Requirement
Below are records; extract exactly the lines from the one with "Clone this diagram in TikZ." through the final line, including both, but drop the pictures.

Dataset content
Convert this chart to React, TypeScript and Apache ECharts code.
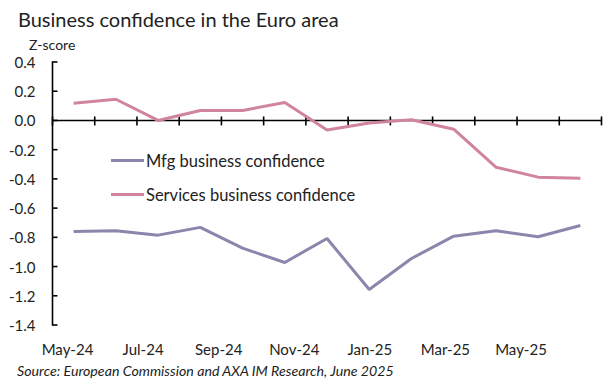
import React, { useEffect, useRef } from "react";
import * as echarts from "echarts";

const months = ["May-24", "Jun-24", "Jul-24", "Aug-24", "Sep-24", "Oct-24", "Nov-24", "Dec-24", "Jan-25", "Feb-25", "Mar-25", "Apr-25", "May-25"];
const axisLabels = ["May-24", "Jul-24", "Sep-24", "Nov-24", "Jan-25", "Mar-25", "May-25"];
const mfg = [-0.76, -0.755, -0.785, -0.732, -0.874, -0.972, -0.808, -1.157, -0.945, -0.792, -0.755, -0.796, -0.719];
const services = [0.117, 0.145, 0.0, 0.068, 0.068, 0.123, -0.066, -0.017, 0.005, -0.06, -0.32, -0.388, -0.395];
const yTicks = [-1.4, -1.2, -1.0, -0.8, -0.6, -0.4, -0.2, 0.0, 0.2, 0.4];

const FONT = "Lato";
const TXT = "#222222";
const AX = "#000000";

export default function App() {
  const ref = useRef<HTMLDivElement>(null);
  useEffect(() => {
    const chart = echarts.init(ref.current!, null, { renderer: "svg" });
    chart.setOption({
      animation: false,
      textStyle: { fontFamily: FONT },
      title: [
        { text: "Business confidence in the Euro area", left: 13, top: 4, textStyle: { fontFamily: FONT, fontSize: 20, fontWeight: "normal", color: TXT } },
        { text: "Z-score", left: 24, top: 32, textStyle: { fontFamily: FONT, fontSize: 14, fontWeight: "normal", color: TXT } },
        { text: "Source: European Commission and AXA IM Research, June 2025", left: 12, top: 358, textStyle: { fontFamily: FONT, fontSize: 14.2, fontStyle: "italic", fontWeight: "normal", color: TXT } },
      ],
      legend: {
        orient: "vertical",
        left: 106,
        top: 147,
        itemGap: 17,
        itemWidth: 33,
        itemHeight: 3,
        icon: "rect",
        textStyle: { fontFamily: FONT, fontSize: 16.5, color: TXT, padding: [0, 0, 0, -3] },
        data: ["Mfg business confidence", "Services business confidence"],
      },
      grid: [
        { left: 52.5, right: 13.5, top: 62, bottom: 54 },
        { left: 67.5, right: 94, top: 300, bottom: 46 },
      ],
      xAxis: [
        {
          type: "category", gridIndex: 0, data: months, position: "bottom", boundaryGap: true,
          axisLine: { show: false }, axisTick: { show: false },
          axisLabel: { show: false }, splitLine: { show: false },
        },
        {
          type: "category", gridIndex: 1, data: axisLabels, position: "bottom", boundaryGap: false,
          axisLine: { show: false }, axisTick: { show: false },
          axisLabel: { interval: 0, fontSize: 15, color: TXT },
        },
      ],
      yAxis: [
        {
          type: "value", gridIndex: 0, min: yTicks[0], max: yTicks[yTicks.length - 1], interval: 0.2,
          axisLine: { show: false }, axisTick: { show: false },
          axisLabel: { fontSize: 15, color: TXT, padding: [0, 9, 0, 0], formatter: (v: number) => v.toFixed(1) },
          splitLine: { show: false },
        },
        { type: "value", gridIndex: 1, show: false, min: 0, max: 1 },
      ],
      series: [
        {
          name: "Mfg business confidence", type: "line", xAxisIndex: 0, yAxisIndex: 0, data: mfg, z: 3,
          symbol: "none", lineStyle: { color: "#8a86ac", width: 3 }, itemStyle: { color: "#8a86ac" },
        },
        {
          name: "Services business confidence", type: "line", xAxisIndex: 0, yAxisIndex: 0, data: services, z: 3,
          symbol: "none", lineStyle: { color: "#d0849d", width: 3 }, itemStyle: { color: "#d0849d" },
        },
      ],
    });

    // Axis lines and ticks, placed through the chart's own scales
    const px = (i: number, v: number) => chart.convertToPixel({ gridIndex: 0 }, [i, v]) as number[];
    const c0 = px(0, 0);
    const c1 = px(1, 0);
    const bw = c1[0] - c0[0];
    const left = c0[0] - bw / 2;
    const right = px(months.length - 1, 0)[0] + bw / 2;
    const y0 = c0[1];
    const yTop = px(0, yTicks[yTicks.length - 1])[1];
    const yBot = px(0, yTicks[0])[1];
    const els: any[] = [];
    const lw = 1.6;
    els.push({ type: "rect", z: 1, silent: true, shape: { x: left - lw / 2, y: yTop - lw / 2, width: lw, height: yBot - yTop + lw }, style: { fill: AX } });
    yTicks.forEach((t) => {
      const y = px(0, t)[1];
      els.push({ type: "rect", z: 1, silent: true, shape: { x: left, y: y - lw / 2, width: 5, height: lw }, style: { fill: AX } });
    });
    els.push({ type: "rect", z: 1, silent: true, shape: { x: left, y: y0 - lw / 2, width: right - left, height: lw }, style: { fill: AX } });
    for (let i = 0; i <= months.length; i++) {
      const x = left + i * bw;
      els.push({ type: "rect", z: 1, silent: true, shape: { x: x - lw / 2, y: y0 - 4, width: lw, height: 9 }, style: { fill: AX } });
    }
    chart.setOption({ graphic: els });

    return () => chart.dispose();
  }, []);
  return <div ref={ref} style={{ position: "fixed", left: 0, top: 0, width: 615, height: 379, background: "#fff" }} />;
}
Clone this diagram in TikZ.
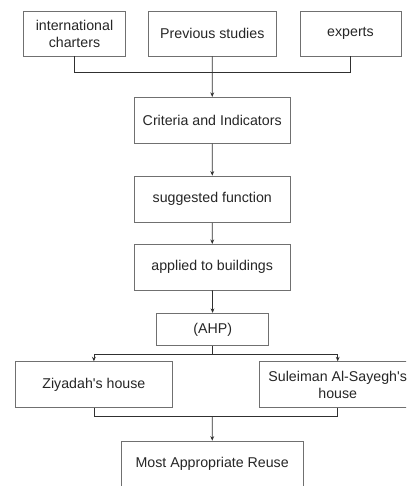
\documentclass[tikz,border=0pt]{standalone}
\usepackage{fontspec}
\setmainfont{Liberation Sans}[Ligatures=TeXOff]
\usetikzlibrary{arrows.meta}
\definecolor{boxline}{HTML}{707070}
\definecolor{conline}{HTML}{303030}
\definecolor{txt}{HTML}{262626}
\begin{document}
\begin{tikzpicture}[x=1pt,y=-1pt,
  box/.style={draw=boxline,line width=0.8pt,rectangle,inner sep=0pt,align=center,
    text=txt,font=\fontsize{14.2}{17.5}\selectfont},
  con/.style={draw=conline,line width=0.8pt},
  arr/.style={con,-{Stealth[length=4.5pt,width=3.8pt]}}]
\useasboundingbox (0,0) rectangle (406,486);
\clip (0,0) rectangle (406,486);
\fill[white] (0,0) rectangle (406,486);
% top row
\node[box,minimum width=102.4pt,minimum height=44.3pt] (ic) at (74.5,33.8) {international\\charters};
\node[box,minimum width=127.3pt,minimum height=44.3pt] (ps) at (212.3,33.8) {Previous studies};
\node[box,minimum width=101pt,minimum height=44.3pt] (ex) at (350.5,33.8) {experts};
% chain
\node[box,minimum width=155.7pt,minimum height=46pt] (ci) at (212.2,120.3) {Criteria and Indicators};
\node[box,minimum width=156.4pt,minimum height=46.3pt] (sf) at (212.3,199.2) {suggested function};
\node[box,minimum width=155.4pt,minimum height=45.7pt] (ab) at (212.2,267.2) {applied to buildings};
\node[box,minimum width=112pt,minimum height=32.4pt] (ahp) at (212.7,329.5) {(AHP)};
\node[box,minimum width=156.3pt,minimum height=46pt] (zh) at (93.9,384.7) {Ziyadah's house};
\node[box,minimum width=156.8pt,minimum height=46pt,font=\fontsize{14.2}{16.5}\selectfont] (sa) at (337.7,384.7) {Suleiman Al-Sayegh's\\house};
\node[box,minimum width=182.3pt,minimum height=46.5pt] (mar) at (212.2,464.3) {Most Appropriate Reuse};
% junctions
\coordinate (j1) at (212.3,72.7);
\coordinate (j2) at (212.5,354.3);
\coordinate (j3) at (212.3,416.7);
% connectors
\draw[con] (ic) |- (j1) -| (ex);
\draw[arr] (ps) -- (ci);
\draw[arr] (ci) -- (sf);
\draw[arr] (sf) -- (ab);
\draw[arr] (ab) -- (ahp);
\draw[con] (ahp) -- (j2);
\draw[arr] (j2) -| (zh);
\draw[arr] (j2) -| (sa);
\draw[con] (zh) |- (j3) -| (sa);
\draw[arr] (j3) -- (mar);
\end{tikzpicture}
\end{document}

Written answer
Clone this diagram in TikZ.
\documentclass[tikz,border=0pt]{standalone}
\usepackage{fontspec}
\setmainfont{Liberation Sans}[Ligatures=TeXOff]
\usetikzlibrary{arrows.meta}
\definecolor{boxline}{HTML}{707070}
\definecolor{conline}{HTML}{303030}
\definecolor{txt}{HTML}{262626}
\begin{document}
\begin{tikzpicture}[x=1pt,y=-1pt,
  box/.style={draw=boxline,line width=0.8pt,rectangle,inner sep=0pt,align=center,
    text=txt,font=\fontsize{14.2}{17.5}\selectfont},
  con/.style={draw=conline,line width=0.8pt},
  arr/.style={con,-{Stealth[length=4.5pt,width=3.8pt]}}]
\useasboundingbox (0,0) rectangle (406,486);
\clip (0,0) rectangle (406,486);
\fill[white] (0,0) rectangle (406,486);
% top row
\node[box,minimum width=102.4pt,minimum height=44.3pt] (ic) at (74.5,33.8) {international\\charters};
\node[box,minimum width=127.3pt,minimum height=44.3pt] (ps) at (212.3,33.8) {Previous studies};
\node[box,minimum width=101pt,minimum height=44.3pt] (ex) at (350.5,33.8) {experts};
% chain
\node[box,minimum width=155.7pt,minimum height=46pt] (ci) at (212.2,120.3) {Criteria and Indicators};
\node[box,minimum width=156.4pt,minimum height=46.3pt] (sf) at (212.3,199.2) {suggested function};
\node[box,minimum width=155.4pt,minimum height=45.7pt] (ab) at (212.2,267.2) {applied to buildings};
\node[box,minimum width=112pt,minimum height=32.4pt] (ahp) at (212.7,329.5) {(AHP)};
\node[box,minimum width=156.3pt,minimum height=46pt] (zh) at (93.9,384.7) {Ziyadah's house};
\node[box,minimum width=156.8pt,minimum height=46pt,font=\fontsize{14.2}{16.5}\selectfont] (sa) at (337.7,384.7) {Suleiman Al-Sayegh's\\house};
\node[box,minimum width=182.3pt,minimum height=46.5pt] (mar) at (212.2,464.3) {Most Appropriate Reuse};
% junctions
\coordinate (j1) at (212.3,72.7);
\coordinate (j2) at (212.5,354.3);
\coordinate (j3) at (212.3,416.7);
% connectors
\draw[con] (ic) |- (j1) -| (ex);
\draw[arr] (ps) -- (ci);
\draw[arr] (ci) -- (sf);
\draw[arr] (sf) -- (ab);
\draw[arr] (ab) -- (ahp);
\draw[con] (ahp) -- (j2);
\draw[arr] (j2) -| (zh);
\draw[arr] (j2) -| (sa);
\draw[con] (zh) |- (j3) -| (sa);
\draw[arr] (j3) -- (mar);
\end{tikzpicture}
\end{document}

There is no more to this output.